甲状腺悪性リンパ腫のおはなし

甲状腺悪性リンパ腫は、甲状腺悪性疾患の1〜5%程度で希な疾患です。甲状腺にできる悪性リンパ腫は、リンパ節にできる悪性リンパ腫と大きく違うところがあります。

1つめは、大変予後が良いことです。すなわち、この病気で命を落とすことはあまりないことです。適切な治療をすれば、ほとんどの場合治ります。甲状腺悪性リンパ腫はリンパ球のB細胞から出てくるためです。リンパ節にできる悪性リンパ腫はリンパ球のT細胞から出来てきます。悪性リンパ腫の場合、B細胞の方がT細胞に比べたら治療によく反応することが分かっています。

2つめは橋本病の人に発症することです。希にバセドウ病にでることもありますが、ほぼ橋本病と言ってよいです。橋本病は、別名慢性甲状腺炎とも呼ばれます。

以上のことをまず、頭に入れてこれから甲状腺悪性リンパ腫についてお話ししていきます。

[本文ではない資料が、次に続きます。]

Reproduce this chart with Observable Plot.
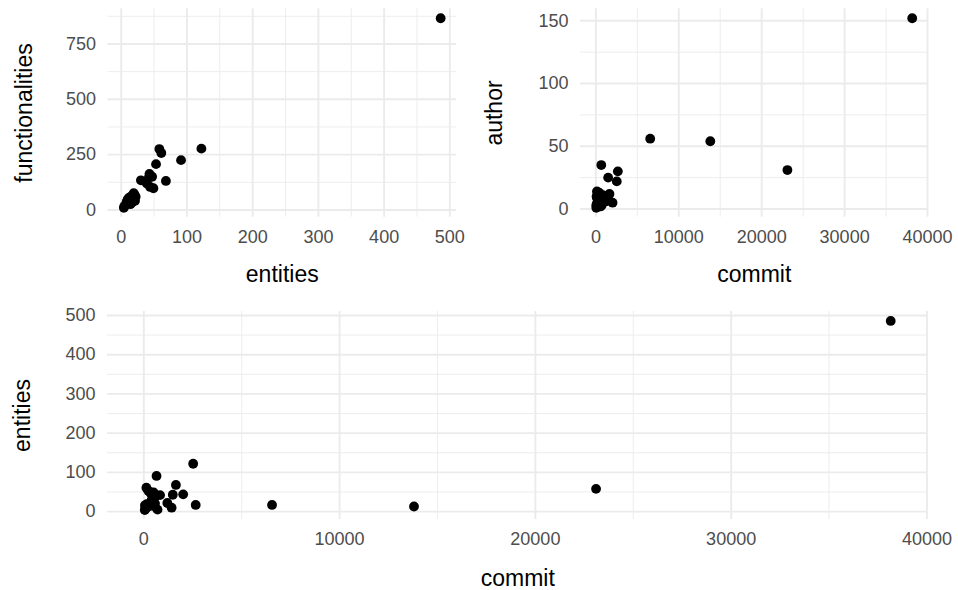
<!DOCTYPE html>
<html><head><meta charset="utf-8">
<script src="https://cdn.jsdelivr.net/npm/d3@7"></script>
<script src="https://cdn.jsdelivr.net/npm/@observablehq/plot@0.6"></script>
<style>
body{margin:0;background:#fff;}
#chart{position:relative;width:958px;height:590px;font-family:"Liberation Sans",Arial,Helvetica,sans-serif;}
#chart svg{position:absolute;overflow:visible;}
</style></head><body><div id="chart"></div>
<script>
// one row per project
const entities        = [486, 58, 13, 17, 122, 17, 91, 68, 43, 44, 10, 61, 53, 42, 30, 39, 49, 19, 16, 21, 8, 4, 14, 47, 12, 5, 22, 20, 9];
const functionalities = [866, 275, 30, 35, 277, 45, 225, 131, 163, 104, 48, 257, 207, 146, 134, 119, 98, 76, 63, 41, 33, 10, 26, 150, 55, 18, 60, 70, 40];
const commit          = [38150, 23100, 13800, 6550, 2520, 2650, 650, 1640, 1480, 2010, 1420, 130, 230, 830, 400, 600, 500, 150, 60, 570, 100, 50, 490, 350, 200, 700, 1200, 300, 80];
const author          = [152, 31, 54, 56, 22, 30, 35, 12, 25, 5, 8, 14, 6, 11, 13, 10, 4, 9, 3, 2, 4, 1, 5, 7, 8, 3, 6, 12, 10];

// tick values
const entTicks = [0, 100, 200, 300, 400, 500];
const entMinor = [50, 150, 250, 350, 450];
const funTicks = [0, 250, 500, 750];
const funMinor = [125, 375, 625, 875];
const comTicks = [0, 10000, 20000, 30000, 40000];
const comMinor = [5000, 15000, 25000, 35000];
const autTicks = [0, 50, 100, 150];
const autMinor = [25, 75, 125];
const entTicksB = [0, 100, 200, 300, 400, 500];
const entMinorB = [50, 150, 250, 350, 450];

const projects = entities.map((e, i) => ({entities: e, functionalities: functionalities[i], commit: commit[i], author: author[i]}));

function expand(vals) {
  const [a, b] = d3.extent(vals);
  const r = b - a;
  return [a - 0.05 * r, b + 0.05 * r];
}

const GRID = "#EBEBEB";
function panel(o) {
  const svg = Plot.plot({
    width: o.width, height: o.height,
    marginLeft: o.mL, marginRight: o.mR, marginTop: o.mT, marginBottom: o.mB,
    x: {domain: expand(projects.map(d => d[o.x])), axis: null},
    y: {domain: expand(projects.map(d => d[o.y])), axis: null},
    style: {fontFamily: '"Liberation Sans", Arial, Helvetica, sans-serif', background: "transparent", overflow: "visible"},
    marks: [
      Plot.ruleX(o.xMinor, {stroke: GRID, strokeWidth: 0.9}),
      Plot.ruleY(o.yMinor, {stroke: GRID, strokeWidth: 0.9}),
      Plot.ruleX(o.xMajor, {stroke: GRID, strokeWidth: 1.9}),
      Plot.ruleY(o.yMajor, {stroke: GRID, strokeWidth: 1.9}),
      Plot.axisX({ticks: o.xMajor, tickSize: 0, tickPadding: 13, fontSize: 18, color: "#4D4D4D", label: null, tickFormat: d => String(d)}),
      Plot.axisY({ticks: o.yMajor, tickSize: 0, tickPadding: 12, fontSize: 18, color: "#4D4D4D", label: null, tickFormat: d => String(d)}),
      Plot.dot(projects, {x: o.x, y: o.y, r: 4.9, fill: "black", stroke: null}),
      Plot.text([o.x], {text: d => d, frameAnchor: "bottom", textAnchor: "middle", lineAnchor: "bottom", dy: o.xTitleDy, fontSize: 23, fill: "black"}),
      Plot.text([o.y], {text: d => d, frameAnchor: "left", textAnchor: "middle", lineAnchor: "bottom", rotate: -90, dx: o.yTitleDx, fontSize: 23, fill: "black"})
    ]
  });
  svg.style.left = o.left + "px";
  svg.style.top = o.top + "px";
  document.getElementById("chart").appendChild(svg);
}

panel({x: "entities", y: "functionalities", xMajor: entTicks, xMinor: entMinor, yMajor: funTicks, yMinor: funMinor,
  left: 0, top: 0, width: 479, height: 290, mL: 107.5, mR: 23, mT: 8.3, mB: 73.3, xTitleDy: 65, yTitleDx: -76});
panel({x: "commit", y: "author", xMajor: comTicks, xMinor: comMinor, yMajor: autTicks, yMinor: autMinor,
  left: 479, top: 0, width: 479, height: 290, mL: 101, mR: 30.5, mT: 8.3, mB: 73.3, xTitleDy: 65, yTitleDx: -79});
panel({x: "commit", y: "entities", xMajor: comTicks, xMinor: comMinor, yMajor: entTicksB, yMinor: entMinorB,
  left: 0, top: 290, width: 958, height: 300, mL: 107, mR: 30.5, mT: 21, mB: 71, xTitleDy: 66, yTitleDx: -77.5});
</script></body></html>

甲状腺悪性リンパ腫には、2つのタイプがあります。MALToma(MALTリンパ腫)とびまん性大細胞型B細胞性リンパ腫(Diffuse Large B-cell lymphoma:DLBL)です。割合はMALTリンパ腫:びまん性大細胞型B細胞性リンパ腫は4:6くらいで、びまん性大細胞型B細胞性リンパ腫の方が多いです。

MALTリンパ腫なら、甲状腺部に放射線を当てれば治ってしまいます。しかし、びまん性大細胞型B細胞性リンパでは、放射線を当てるだけでは不十分で抗がん剤の点滴をする必要があります。

診断は、甲状腺超音波、穿刺吸引細胞診などで疑い、最終的には試験切開(手術で小さな甲状腺組織を切除)を行い、組織を顕微鏡で見て診断します。最近では、免疫学的な手法を用いて診断したり、遺伝子検査を行う場合もあります。診断が正しくないと間違った治療をすることになるので、慎重に検査します。

橋本病で長期間経過観察している場合、必ず超音波でみてもらいましょう。超音波で怪しい影がみえたら、一度は穿刺吸引細胞診をしてもらいましょう。当院では、MALTリンパ腫の割合が非常に多いです。これは、定期的に超音波で調べて、早めに悪性リンパ腫を発見しているからではないかと考えています。現に、時間が経過するとMALTリンパ腫からびまん性大細胞型B細胞性リンパ腫へ変化するという報告もあります。